VANGUARD · Fun Papers 11

GSD — ground sample distance — is the ratio of real-world metres to image pixels. A drone that knows its GSD can measure, count, navigate, and hand meaningful coordinates to whoever is downstream. A drone that doesn't, can't.

In an outdoor field with sky all around, the altimeter and the camera intrinsics tell you GSD. In a GPS-denied alley, an indoor warehouse, or a cluttered construction site, they don't. Your altitude estimate drifts. Your intrinsics are correct but underdetermined without an additional metric cue. This paper is about the world's cheapest metric cue.

The sedan as a ruler

Vehicles are almost uniquely well-suited to the problem. They are:

Everywhere humans are — so you can rely on at least one being in frame in most operational environments.
Strongly bimodal in size — most vehicles cluster tightly around one of three widths (sedan, SUV/truck, van).
Culturally standardised — Toyota Camrys and Honda Civics span a narrow band; the mean sedan is 1.82 m wide, σ ≈ 6 cm.
Easy to detect — every general-purpose object detector has more "car" data than "any other outdoor object" combined.

Given a detected car in the image, we recover its pixel width. Given the class-conditional real-world width prior, we solve for GSD directly. It is ugly and simple and correct.

Why vision-language models hallucinate scale

There is a failure mode that motivated the paper. Modern VLMs are excellent at what questions ("what is in this image?") and unreliable at how big questions ("how far is it?", "how wide?", "what is the GSD?"). They confidently invent answers. We tested this on a held-out set of UAV images and found that SOTA VLMs produced scale estimates with median error >35% — often with confident, fluent explanations attached.

The reason, once you look at it, is structural. A language model has no mechanism to recover metric scale from pixel content alone; the mapping pixels-to-metres is genuinely not in the image. The "answer" the VLM returns is a language-prior answer — a plausible-sounding number consistent with the class of scene. It is fluent and not measurable.

A drone does not need fluent guesses about scale. A drone needs correct numbers or honest uncertainty. VANGUARD provides both, by outsourcing the metric question to an object whose size is actually known.

What we had to get right

Class-conditional priors, not a single number. We maintain separate priors for sedan, SUV/crossover, pickup, van, and truck. The detector outputs class probabilities; we marginalise. Using a single "vehicle" size gives error ~11%; using class-conditional gives 5–6%.

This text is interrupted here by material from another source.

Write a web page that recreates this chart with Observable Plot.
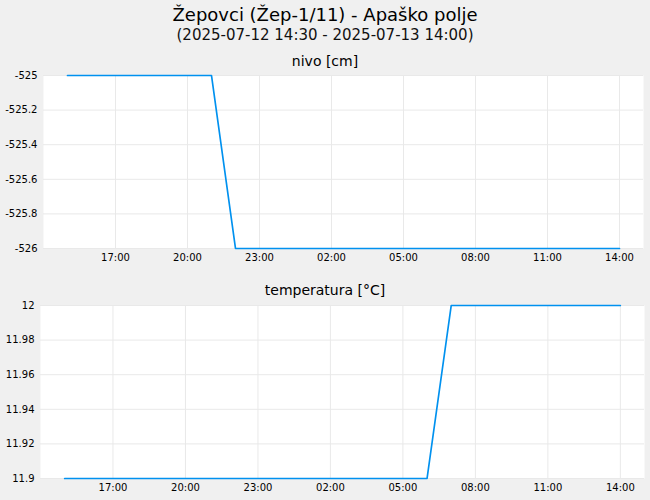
<!DOCTYPE html>
<html><head><meta charset="utf-8">
<script src="https://cdn.jsdelivr.net/npm/d3@7"></script>
<script src="https://cdn.jsdelivr.net/npm/@observablehq/plot@0.6"></script>
<style>
body{margin:0;background:#f0f0f0;font-family:"DejaVu Sans",sans-serif;}
#wrap{position:relative;width:650px;height:500px;background:#f0f0f0;overflow:hidden;}
.panel{position:absolute;left:0;}
#labels{position:absolute;left:0;top:0;}
</style></head><body>
<div id="wrap">
<div id="p1" class="panel" style="top:70px"></div>
<div id="p2" class="panel" style="top:300px"></div>
<svg id="labels" width="650" height="500" font-family="DejaVu Sans" fill="#000" text-anchor="middle"></svg>
</div>
<script>
const title = "Žepovci (Žep-1/11) - Apaško polje";
const subtitle = "(2025-07-12 14:30 - 2025-07-13 14:00)";
const panelTitles = ["nivo [cm]", "temperatura [°C]"];

const times = [
  "2025-07-12T15:00Z","2025-07-12T16:00Z","2025-07-12T17:00Z","2025-07-12T18:00Z",
  "2025-07-12T19:00Z","2025-07-12T20:00Z","2025-07-12T21:00Z","2025-07-12T22:00Z",
  "2025-07-12T23:00Z","2025-07-13T00:00Z","2025-07-13T01:00Z","2025-07-13T02:00Z",
  "2025-07-13T03:00Z","2025-07-13T04:00Z","2025-07-13T05:00Z","2025-07-13T06:00Z",
  "2025-07-13T07:00Z","2025-07-13T08:00Z","2025-07-13T09:00Z","2025-07-13T10:00Z",
  "2025-07-13T11:00Z","2025-07-13T12:00Z","2025-07-13T13:00Z","2025-07-13T14:00Z"
];
const nivo = [
  -525,-525,-525,-525,-525,-525,-525,-526,
  -526,-526,-526,-526,-526,-526,-526,-526,
  -526,-526,-526,-526,-526,-526,-526,-526
];
const temperatura = [
  11.9,11.9,11.9,11.9,11.9,11.9,11.9,11.9,
  11.9,11.9,11.9,11.9,11.9,11.9,11.9,11.9,
  12,12,12,12,12,12,12,12
];
const xDomain = ["2025-07-12T14:00Z","2025-07-13T15:00Z"];
const xTicks = ["2025-07-12T17:00Z","2025-07-12T20:00Z","2025-07-12T23:00Z","2025-07-13T02:00Z",
  "2025-07-13T05:00Z","2025-07-13T08:00Z","2025-07-13T11:00Z","2025-07-13T14:00Z"];
const nivoTicks = [-526,-525.8,-525.6,-525.4,-525.2,-525];
const nivoDomain = [-526,-525];
const tempTicks = [11.9,11.92,11.94,11.96,11.98,12];
const tempDomain = [11.9,12];

const lineColor = "#0091ef";
const gridColor = "#e9e9e9";
const fmtY = d => String(+(+d).toFixed(2));
const xTickDates = xTicks.map(s => new Date(s));

function panel(values, yDomain, yTicks, marginLeft, marginRight) {
  const data = times.map((t, i) => ({t: new Date(t), v: values[i]}));
  return Plot.plot({
    width: 650, height: 200,
    marginLeft, marginRight, marginTop: 5, marginBottom: 22,
    style: {background: "transparent", fontFamily: "DejaVu Sans", fontSize: "10px", color: "#000"},
    x: {type: "utc", domain: xDomain.map(s => new Date(s)), ticks: xTickDates,
        tickFormat: d3.utcFormat("%H:%M"), tickSize: 0, tickPadding: 5, label: null},
    y: {domain: yDomain, ticks: yTicks, tickFormat: fmtY, tickSize: 0, tickPadding: 6, label: null},
    marks: [
      Plot.frame({fill: "white", stroke: "none"}),
      Plot.gridX(xTickDates, {stroke: gridColor, strokeOpacity: 1}),
      Plot.gridY(yTicks, {stroke: gridColor, strokeOpacity: 1}),
      Plot.lineY(data, {x: "t", y: "v", stroke: lineColor, strokeWidth: 1.7})
    ]
  });
}

document.getElementById("p1").appendChild(panel(nivo, nivoDomain, nivoTicks, 43, 7));
document.getElementById("p2").appendChild(panel(temperatura, tempDomain, tempTicks, 40, 6));

const svg = d3.select("#labels");
svg.append("text").attr("x", 325).attr("y", 21).attr("font-size", 18).text(title);
svg.append("text").attr("x", 325).attr("y", 40).attr("font-size", 15).attr("fill", "#111").text(subtitle);
svg.append("text").attr("x", 325).attr("y", 66).attr("font-size", 14).text(panelTitles[0]);
svg.append("text").attr("x", 325).attr("y", 295).attr("font-size", 14).text(panelTitles[1]);
</script>
</body></html>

Orientation matters. The pixel-width of a car depends on its orientation relative to the camera. We ignored this in v1 and it cost us a lot of accuracy. In v2, we use the detector's orientation estimate to apply a cosine correction. This was the single biggest win in the paper.

Confidence-weighted averaging. With multiple vehicles in frame, we average GSD estimates weighted by each detection's confidence. This gives soft robustness to the occasional misdetection.

Ground-plane assumption. GSD as we define it assumes the cars are on a flat ground plane. For drones operating near structures, we extended this to work with a coarse plane-estimate from consecutive frames. It works; we don't love it; it's in the limitations section.

Fig. 2 — Six-percent error is inside what most downstream tasks tolerate. VLM scale hallucinations are not.

What the method doesn't do

It doesn't work in environments without vehicles. A forest fire drone cannot use VANGUARD. It doesn't work in non-terrestrial environments at all. And it has a graceful-degradation property we like, which is that in the one vehicle-less frame in a sequence, the last good GSD estimate persists — the drone keeps flying until the next car shows up.

I am a co-author on this one, not the driver. Yifei led the vehicle-prior work; I contributed the calibration analysis and some of the robustness-ablation framing. The project is a small reminder that the right choice of "anchor" — the thing whose size you happen to know — can collapse a hard problem into an easy one, and that anchors don't have to be exotic. Sometimes they are a Honda.